Die Digitalisierungswelle ergreift alle Bereiche des Lebens und bindet neben Energie viel Freizeit und Freiheit. Viel Zeit verbringen wir mit unnötigen Aktivitäten für und um die digitale Welt. Zudem hinterlassen wir mit jedem Klick eine Spur, die unsere Präferenzen und Vorlieben belegen. Der gläserne Mensch rückt mit den gesammelten Daten immer näher, der Datenschutz bleibt dabei grösstenteils auf der Strecke.
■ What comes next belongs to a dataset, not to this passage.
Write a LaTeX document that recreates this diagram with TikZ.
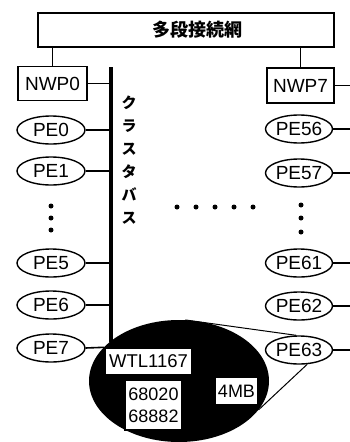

Dank künstlicher Intelligenz sollen wir bald das Entscheiden der Technik überlassen. Aktuell bieten Browser von Google, Windows und Apple KI-Leistungen an. Auch Handy haben KI-Funktionen als Sprachübersetzer oder Kaufempfehlungen, die persönliche Daten auf einen Server zur Verarbeitung senden. Das erhöht den Datenverkehr, die Grösse der Serverfarmen und den Stromverbrauch. Brauchen wir das alles? “KI-frei, wir denken noch selbst!“ dürfte wohl bald als Gütesiegel erscheinen. Das computerunterstützte Denken ist zudem anfällig auf Manipulationen. Es geht in Zukunft wohl eher darum Verantwortlichkeiten abzuschieben und technische Abhängigkeiten zu schaffen. Und letztlich wird irgendwann Geld für KI gefordert.

Trotz aller Skepsis ist zu erwähnen, dass künstliche Intelligenz durchaus nützlich ist. So kann es bei medizinischen Diagnosen oder in der Landwirtschaft brauchbar sein. Bei aller technischer Hilfe bleibt die Verantwortung beim Benutzer. Letztlich sind wir jene, die die KI einsetzen und als Dienstleistung konsumieren. Dies gilt auch dann, wenn wir KI-Apps gratis nutzen oder lizenzieren und bezahlen. Was wir davon nutzen und wie wir entscheiden, ist unsere Verantwortung. Bei Kryptowährung ist der enorme Energieverbrauch, die Intransparenz der Besitzer und das Fehlen einer gesicherten Institution für mich kein Ersatz unseres Schweizer Frankens.

Auf das Anliegen, ohne einen digitalen Begleiter zu leben, haben kürzlich computer-kritische Kreise in Zürich hingewiesen. Mit einer Initiative fordern sie die Möglichkeit, auch ohne Handy ein Billett zu kaufen oder mit der Bank zu korrespondieren. An anderer Stelle wurde bereits gesagt, dass der Verlust eines Handys heute deutlich tragischer sei als der Verlust des Portemonnaies. Diese Aussage verdeutlicht, wie wichtig die digitalen Dienstleistungen in den vergangenen zwanzig Jahren wurden und wie abhängig wir geworden sind.